Proactive Tech Support Cases Are Not The Answer
Your infrastructure team is executing a change to the environment and during the review of the upcoming implementation plan they recount that they have opened a proactive support case with the vendor. Here’s a newsflash: “That’s not going to help!” If you are opening a proactive case with your vendor to help your implementation that is a clear indication that you need help. You should stop and coordinate the right professional services in order to review the risks and implement the correct steps.

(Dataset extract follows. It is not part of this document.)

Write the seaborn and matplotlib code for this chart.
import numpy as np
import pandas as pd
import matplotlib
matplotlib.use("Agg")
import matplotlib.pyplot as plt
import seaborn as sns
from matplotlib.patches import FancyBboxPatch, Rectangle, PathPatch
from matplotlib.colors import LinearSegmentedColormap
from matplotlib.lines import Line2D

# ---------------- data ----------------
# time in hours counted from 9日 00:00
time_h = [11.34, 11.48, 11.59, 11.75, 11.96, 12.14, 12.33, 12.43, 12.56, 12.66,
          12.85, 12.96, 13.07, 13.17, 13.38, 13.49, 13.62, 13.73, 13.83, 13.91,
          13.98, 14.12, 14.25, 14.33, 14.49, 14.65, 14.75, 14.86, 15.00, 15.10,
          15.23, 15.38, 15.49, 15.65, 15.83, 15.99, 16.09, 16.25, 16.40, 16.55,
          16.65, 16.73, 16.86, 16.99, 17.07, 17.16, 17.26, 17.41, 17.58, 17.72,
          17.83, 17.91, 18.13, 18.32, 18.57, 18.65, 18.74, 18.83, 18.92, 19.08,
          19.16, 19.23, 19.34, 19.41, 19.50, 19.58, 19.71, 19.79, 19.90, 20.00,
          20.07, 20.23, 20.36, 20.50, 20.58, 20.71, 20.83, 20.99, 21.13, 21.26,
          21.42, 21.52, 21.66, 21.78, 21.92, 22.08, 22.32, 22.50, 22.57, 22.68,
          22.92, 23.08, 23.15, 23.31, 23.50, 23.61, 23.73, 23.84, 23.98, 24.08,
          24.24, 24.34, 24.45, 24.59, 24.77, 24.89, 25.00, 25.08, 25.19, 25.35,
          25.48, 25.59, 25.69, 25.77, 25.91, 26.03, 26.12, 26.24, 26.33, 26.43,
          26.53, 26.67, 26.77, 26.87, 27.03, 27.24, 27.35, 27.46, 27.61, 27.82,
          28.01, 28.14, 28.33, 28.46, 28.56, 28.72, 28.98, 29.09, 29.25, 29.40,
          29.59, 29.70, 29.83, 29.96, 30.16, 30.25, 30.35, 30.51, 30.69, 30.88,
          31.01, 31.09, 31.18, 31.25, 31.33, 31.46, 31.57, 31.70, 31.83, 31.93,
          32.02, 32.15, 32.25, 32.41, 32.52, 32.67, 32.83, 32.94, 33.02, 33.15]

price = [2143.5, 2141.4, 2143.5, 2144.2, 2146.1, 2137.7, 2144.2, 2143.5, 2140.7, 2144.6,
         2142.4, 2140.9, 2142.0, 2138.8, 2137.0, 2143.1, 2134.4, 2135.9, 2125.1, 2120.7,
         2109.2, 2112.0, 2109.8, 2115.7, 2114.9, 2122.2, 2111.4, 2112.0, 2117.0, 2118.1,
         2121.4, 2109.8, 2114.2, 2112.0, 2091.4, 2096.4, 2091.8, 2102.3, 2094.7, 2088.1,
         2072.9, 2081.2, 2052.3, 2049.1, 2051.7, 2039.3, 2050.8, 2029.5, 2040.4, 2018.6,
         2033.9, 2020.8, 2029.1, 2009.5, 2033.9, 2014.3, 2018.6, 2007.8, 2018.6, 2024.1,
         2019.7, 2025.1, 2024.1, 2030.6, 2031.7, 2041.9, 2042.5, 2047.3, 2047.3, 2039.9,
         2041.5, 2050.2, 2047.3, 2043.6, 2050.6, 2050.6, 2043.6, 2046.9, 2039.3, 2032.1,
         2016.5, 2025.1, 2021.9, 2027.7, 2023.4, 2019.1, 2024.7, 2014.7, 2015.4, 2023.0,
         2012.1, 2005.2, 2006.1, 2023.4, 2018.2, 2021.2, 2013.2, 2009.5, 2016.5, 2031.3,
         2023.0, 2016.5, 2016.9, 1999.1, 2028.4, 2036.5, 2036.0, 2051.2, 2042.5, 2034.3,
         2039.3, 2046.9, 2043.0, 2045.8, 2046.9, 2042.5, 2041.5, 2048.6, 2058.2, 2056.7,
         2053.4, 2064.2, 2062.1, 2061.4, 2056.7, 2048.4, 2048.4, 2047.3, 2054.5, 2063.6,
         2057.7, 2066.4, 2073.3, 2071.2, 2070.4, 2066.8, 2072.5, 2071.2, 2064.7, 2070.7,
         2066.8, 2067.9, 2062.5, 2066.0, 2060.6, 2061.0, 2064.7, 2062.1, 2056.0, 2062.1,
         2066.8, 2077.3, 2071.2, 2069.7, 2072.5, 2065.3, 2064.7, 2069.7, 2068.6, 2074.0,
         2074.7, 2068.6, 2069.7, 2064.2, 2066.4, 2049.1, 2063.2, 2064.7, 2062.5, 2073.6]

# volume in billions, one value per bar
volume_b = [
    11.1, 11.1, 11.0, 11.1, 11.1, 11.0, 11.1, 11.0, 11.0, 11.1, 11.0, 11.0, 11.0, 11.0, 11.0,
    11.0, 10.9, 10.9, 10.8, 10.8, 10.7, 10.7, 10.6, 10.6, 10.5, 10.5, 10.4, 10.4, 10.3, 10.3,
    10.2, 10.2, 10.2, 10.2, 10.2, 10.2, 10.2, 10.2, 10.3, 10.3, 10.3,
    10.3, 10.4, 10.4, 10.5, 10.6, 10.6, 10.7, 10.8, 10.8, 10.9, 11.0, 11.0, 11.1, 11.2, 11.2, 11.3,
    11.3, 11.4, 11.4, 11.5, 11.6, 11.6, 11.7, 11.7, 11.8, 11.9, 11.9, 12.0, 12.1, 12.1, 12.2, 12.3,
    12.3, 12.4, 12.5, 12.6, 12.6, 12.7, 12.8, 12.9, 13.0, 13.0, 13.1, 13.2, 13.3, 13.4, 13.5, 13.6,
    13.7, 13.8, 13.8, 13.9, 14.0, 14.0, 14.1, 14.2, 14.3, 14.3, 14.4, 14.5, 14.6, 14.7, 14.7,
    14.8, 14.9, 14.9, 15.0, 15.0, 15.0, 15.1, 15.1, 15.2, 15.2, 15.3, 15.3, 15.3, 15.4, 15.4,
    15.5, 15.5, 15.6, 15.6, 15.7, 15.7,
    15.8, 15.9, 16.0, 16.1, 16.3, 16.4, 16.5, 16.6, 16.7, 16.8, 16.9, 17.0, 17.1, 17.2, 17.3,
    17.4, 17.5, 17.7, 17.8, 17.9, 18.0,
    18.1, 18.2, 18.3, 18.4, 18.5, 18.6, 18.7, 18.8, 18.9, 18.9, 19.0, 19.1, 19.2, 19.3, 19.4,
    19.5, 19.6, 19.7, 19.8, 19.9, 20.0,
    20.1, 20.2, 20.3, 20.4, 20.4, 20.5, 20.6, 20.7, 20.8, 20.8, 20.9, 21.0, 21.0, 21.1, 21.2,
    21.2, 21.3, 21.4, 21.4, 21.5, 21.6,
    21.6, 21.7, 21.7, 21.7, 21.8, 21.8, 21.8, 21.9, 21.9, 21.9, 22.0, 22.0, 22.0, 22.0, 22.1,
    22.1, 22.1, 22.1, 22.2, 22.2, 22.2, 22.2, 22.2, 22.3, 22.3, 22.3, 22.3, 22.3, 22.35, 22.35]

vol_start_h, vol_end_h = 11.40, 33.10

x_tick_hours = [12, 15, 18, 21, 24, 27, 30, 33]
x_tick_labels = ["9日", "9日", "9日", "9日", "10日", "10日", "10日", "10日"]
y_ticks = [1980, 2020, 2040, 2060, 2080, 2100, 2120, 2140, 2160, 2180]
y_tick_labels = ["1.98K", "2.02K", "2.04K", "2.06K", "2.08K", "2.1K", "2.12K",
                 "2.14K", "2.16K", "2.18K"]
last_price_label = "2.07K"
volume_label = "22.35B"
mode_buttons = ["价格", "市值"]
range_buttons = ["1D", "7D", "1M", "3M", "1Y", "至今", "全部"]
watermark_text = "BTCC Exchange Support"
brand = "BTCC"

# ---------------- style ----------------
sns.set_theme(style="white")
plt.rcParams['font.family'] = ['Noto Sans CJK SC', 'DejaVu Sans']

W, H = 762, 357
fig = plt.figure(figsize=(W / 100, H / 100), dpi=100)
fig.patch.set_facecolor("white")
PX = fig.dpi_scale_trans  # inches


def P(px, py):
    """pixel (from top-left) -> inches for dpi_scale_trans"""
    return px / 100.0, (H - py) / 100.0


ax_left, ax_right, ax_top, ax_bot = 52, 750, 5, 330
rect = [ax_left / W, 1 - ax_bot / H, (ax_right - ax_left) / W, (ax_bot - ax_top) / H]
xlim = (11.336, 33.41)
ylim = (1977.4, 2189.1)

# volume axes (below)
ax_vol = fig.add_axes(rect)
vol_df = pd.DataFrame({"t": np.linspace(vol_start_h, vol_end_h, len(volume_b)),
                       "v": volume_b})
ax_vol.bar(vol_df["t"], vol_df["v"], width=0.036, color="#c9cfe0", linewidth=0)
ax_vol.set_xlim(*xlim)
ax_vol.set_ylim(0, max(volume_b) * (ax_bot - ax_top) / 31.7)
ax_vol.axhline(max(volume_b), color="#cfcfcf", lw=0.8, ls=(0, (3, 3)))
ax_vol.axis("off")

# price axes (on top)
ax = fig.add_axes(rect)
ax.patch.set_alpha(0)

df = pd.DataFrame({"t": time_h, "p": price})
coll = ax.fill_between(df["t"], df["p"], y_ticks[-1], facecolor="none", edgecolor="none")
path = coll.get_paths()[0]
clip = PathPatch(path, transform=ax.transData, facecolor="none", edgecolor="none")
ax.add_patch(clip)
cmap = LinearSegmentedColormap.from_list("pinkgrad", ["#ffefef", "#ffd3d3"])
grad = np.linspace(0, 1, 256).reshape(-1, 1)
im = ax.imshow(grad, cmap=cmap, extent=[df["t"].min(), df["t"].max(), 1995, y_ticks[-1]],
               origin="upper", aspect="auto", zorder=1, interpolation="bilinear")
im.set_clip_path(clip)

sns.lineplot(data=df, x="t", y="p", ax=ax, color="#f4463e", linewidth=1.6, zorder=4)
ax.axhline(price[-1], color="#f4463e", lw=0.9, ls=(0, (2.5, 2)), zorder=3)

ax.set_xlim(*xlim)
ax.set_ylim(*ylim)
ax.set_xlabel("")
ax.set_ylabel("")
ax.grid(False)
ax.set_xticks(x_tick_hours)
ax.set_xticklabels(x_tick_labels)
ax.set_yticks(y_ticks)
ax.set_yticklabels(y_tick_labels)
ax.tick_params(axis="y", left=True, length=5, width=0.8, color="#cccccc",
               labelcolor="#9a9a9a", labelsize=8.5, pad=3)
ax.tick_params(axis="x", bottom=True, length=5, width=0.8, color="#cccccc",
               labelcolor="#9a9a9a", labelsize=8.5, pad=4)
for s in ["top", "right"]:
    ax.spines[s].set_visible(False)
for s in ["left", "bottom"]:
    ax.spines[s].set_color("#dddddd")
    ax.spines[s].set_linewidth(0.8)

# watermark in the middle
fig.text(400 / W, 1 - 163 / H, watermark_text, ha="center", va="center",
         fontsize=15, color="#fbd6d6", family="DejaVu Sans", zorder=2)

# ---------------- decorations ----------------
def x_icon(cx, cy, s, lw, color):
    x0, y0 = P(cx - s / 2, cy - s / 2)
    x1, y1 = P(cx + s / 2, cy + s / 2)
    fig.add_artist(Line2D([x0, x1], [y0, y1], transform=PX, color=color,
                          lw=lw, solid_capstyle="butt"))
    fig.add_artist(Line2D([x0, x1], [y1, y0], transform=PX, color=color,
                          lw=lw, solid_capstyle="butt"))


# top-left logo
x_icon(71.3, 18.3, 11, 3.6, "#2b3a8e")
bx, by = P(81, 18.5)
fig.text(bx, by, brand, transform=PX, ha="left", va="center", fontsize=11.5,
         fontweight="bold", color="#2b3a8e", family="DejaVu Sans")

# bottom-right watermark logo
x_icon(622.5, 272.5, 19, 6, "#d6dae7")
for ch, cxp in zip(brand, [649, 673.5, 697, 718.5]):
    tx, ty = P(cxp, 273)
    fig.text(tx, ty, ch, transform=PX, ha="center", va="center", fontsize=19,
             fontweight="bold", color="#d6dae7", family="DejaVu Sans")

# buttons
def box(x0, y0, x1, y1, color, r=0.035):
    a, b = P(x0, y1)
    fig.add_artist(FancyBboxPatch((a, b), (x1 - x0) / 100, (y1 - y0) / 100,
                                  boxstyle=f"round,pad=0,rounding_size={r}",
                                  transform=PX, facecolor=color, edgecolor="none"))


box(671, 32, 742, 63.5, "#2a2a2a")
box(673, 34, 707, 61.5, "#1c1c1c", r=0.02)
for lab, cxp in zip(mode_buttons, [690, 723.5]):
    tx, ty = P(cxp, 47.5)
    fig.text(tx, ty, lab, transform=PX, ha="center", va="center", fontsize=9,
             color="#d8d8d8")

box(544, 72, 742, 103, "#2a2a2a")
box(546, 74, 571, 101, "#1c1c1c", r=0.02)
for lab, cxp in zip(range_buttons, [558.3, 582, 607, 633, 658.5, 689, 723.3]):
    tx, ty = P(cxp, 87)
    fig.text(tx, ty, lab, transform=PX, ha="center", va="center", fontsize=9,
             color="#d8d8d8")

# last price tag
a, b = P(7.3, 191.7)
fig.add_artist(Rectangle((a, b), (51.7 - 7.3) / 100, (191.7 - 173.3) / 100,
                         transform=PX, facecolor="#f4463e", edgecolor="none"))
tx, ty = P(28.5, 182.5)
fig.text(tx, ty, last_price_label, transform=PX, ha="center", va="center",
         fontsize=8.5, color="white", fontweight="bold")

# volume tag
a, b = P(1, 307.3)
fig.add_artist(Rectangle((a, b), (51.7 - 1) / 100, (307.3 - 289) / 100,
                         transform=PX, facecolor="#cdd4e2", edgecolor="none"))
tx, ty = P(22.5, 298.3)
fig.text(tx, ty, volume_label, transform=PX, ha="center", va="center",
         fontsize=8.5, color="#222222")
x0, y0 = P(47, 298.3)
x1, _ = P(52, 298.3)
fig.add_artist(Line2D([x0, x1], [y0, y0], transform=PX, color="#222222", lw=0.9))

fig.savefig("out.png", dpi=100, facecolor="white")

When you open the proactive support case with a vendor, here are the steps that DO NOT HAPPEN! The vendor does not start a “Deep review” of the steps that you are going to go through. If you are using tech support for the validation of your plan, that is the wrong use of tech support as well. If you want a review of an implementation plan, this should commence with engagement from the professional services organization. This should be planned out months in advance. This gives the professional services organization time to engage the correct engineering resources. The top engineering resource that wrote the software are generally available during working hours and are not “on call” for your immediate issues.
During a proactive support case, the tech support organization does not shuffle their tech support schedule for your implementation. They do not analyze the change and look at the coverage schedule to put the “Best” people on standby for your implementation.

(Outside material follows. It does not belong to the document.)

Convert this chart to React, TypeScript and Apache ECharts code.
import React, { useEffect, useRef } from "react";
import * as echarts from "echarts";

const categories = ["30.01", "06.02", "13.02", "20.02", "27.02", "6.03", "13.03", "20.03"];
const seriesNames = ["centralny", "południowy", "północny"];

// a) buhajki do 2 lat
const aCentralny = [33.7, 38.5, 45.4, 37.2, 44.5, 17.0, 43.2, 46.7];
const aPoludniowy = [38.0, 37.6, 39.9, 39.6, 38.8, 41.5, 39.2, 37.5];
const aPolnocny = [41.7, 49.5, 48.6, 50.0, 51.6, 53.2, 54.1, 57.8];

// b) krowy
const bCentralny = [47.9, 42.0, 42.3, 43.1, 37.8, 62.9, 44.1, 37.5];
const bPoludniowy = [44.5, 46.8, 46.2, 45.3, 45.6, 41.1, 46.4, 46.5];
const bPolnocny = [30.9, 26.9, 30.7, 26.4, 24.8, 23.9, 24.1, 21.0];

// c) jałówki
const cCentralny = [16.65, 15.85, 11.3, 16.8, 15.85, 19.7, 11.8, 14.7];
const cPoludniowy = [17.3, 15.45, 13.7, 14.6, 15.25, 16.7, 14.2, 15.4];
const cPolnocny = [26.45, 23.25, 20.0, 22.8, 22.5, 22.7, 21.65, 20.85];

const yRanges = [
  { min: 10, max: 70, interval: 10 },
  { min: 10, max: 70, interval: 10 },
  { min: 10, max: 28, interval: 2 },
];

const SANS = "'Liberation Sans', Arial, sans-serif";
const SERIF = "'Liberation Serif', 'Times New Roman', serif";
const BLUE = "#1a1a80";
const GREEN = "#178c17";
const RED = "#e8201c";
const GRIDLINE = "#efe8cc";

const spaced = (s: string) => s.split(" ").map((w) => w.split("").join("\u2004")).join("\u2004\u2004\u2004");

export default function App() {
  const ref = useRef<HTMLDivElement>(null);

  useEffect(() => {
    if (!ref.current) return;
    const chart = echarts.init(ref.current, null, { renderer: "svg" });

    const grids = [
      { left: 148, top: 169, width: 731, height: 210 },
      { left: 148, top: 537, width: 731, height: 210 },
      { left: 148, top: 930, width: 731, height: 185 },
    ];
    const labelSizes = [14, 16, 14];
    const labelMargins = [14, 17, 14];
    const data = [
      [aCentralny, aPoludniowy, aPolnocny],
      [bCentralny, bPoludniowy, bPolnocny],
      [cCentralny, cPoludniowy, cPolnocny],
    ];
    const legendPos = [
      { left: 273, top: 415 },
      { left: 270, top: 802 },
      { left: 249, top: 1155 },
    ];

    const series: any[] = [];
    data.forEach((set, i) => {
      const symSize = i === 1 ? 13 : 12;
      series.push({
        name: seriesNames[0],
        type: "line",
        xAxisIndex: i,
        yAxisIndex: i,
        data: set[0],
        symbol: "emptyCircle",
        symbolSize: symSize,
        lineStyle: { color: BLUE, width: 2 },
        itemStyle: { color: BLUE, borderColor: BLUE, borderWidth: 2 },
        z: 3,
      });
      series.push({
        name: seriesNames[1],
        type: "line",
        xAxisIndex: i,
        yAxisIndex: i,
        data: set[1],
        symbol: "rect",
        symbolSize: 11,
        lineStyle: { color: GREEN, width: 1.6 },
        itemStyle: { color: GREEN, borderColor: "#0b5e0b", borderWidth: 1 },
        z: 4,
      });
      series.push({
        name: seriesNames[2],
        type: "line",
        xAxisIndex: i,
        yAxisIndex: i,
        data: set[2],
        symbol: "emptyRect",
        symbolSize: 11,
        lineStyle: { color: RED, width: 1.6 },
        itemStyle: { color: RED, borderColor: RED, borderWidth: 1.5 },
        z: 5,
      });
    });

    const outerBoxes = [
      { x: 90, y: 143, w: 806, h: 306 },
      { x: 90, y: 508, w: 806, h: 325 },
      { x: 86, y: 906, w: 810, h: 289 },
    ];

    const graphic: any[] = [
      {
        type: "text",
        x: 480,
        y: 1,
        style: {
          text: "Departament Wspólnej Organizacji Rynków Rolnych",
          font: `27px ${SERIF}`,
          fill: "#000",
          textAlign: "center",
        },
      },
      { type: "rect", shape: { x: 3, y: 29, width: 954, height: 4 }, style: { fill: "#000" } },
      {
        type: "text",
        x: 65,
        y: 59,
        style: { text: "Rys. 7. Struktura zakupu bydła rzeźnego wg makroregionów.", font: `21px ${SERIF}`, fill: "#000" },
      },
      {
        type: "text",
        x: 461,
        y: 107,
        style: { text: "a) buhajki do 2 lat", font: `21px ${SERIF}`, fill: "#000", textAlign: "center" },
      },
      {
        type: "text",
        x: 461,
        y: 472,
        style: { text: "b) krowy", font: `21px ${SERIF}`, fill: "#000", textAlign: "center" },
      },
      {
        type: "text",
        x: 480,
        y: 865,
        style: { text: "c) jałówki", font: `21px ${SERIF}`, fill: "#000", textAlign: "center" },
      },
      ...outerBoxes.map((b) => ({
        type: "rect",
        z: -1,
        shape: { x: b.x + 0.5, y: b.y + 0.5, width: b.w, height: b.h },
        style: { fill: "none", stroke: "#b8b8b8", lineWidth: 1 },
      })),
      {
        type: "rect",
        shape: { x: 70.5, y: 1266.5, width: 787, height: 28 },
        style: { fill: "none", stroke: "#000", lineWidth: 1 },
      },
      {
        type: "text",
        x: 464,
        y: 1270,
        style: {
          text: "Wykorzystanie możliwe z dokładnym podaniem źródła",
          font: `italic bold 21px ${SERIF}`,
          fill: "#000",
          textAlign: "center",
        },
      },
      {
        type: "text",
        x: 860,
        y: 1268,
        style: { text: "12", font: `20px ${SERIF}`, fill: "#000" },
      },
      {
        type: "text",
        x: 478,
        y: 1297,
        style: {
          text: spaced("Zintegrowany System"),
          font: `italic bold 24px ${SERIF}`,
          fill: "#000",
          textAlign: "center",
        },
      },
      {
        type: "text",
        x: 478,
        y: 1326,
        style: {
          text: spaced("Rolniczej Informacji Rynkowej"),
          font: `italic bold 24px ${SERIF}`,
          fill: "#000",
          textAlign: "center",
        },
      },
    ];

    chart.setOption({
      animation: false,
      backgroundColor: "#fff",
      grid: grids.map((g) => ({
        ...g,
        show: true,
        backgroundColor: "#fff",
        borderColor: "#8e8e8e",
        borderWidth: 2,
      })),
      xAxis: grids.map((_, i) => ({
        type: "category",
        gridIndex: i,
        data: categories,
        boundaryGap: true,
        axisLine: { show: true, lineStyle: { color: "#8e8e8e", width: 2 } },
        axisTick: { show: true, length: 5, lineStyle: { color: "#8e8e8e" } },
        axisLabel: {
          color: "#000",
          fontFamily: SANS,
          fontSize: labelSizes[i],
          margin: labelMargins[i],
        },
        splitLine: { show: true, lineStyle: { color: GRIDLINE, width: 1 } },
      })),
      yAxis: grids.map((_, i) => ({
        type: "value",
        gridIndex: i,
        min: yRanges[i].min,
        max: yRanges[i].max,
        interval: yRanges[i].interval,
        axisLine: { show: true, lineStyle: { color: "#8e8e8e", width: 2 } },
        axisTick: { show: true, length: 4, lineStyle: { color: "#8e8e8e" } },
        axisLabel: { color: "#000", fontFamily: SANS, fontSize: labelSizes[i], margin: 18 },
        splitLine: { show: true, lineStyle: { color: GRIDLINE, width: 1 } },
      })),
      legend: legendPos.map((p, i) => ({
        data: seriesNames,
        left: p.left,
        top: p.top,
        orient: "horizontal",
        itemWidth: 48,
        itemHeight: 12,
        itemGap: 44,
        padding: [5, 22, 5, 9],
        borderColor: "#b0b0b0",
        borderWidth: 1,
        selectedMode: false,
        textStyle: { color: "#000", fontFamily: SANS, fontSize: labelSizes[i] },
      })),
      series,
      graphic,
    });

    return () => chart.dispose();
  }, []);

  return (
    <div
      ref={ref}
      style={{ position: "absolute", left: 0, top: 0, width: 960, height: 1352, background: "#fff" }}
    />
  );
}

The one thing that does happen upon opening a proactive support case includes the fact that the organization will put you on a “Watch list”. This means they know that you may call with some unforeseen issue and then it will be up to tech support to fix your issue.
Opening a proactive support case often gives everyone the comfortable feeling that if something goes wrong then the vendor will be there to bail you out. Once again, if your implementation model requires a proactive support case, it is clear that you lack planning on this change. You should stop and engage with an organized set of vendor resources that can help you plan your change.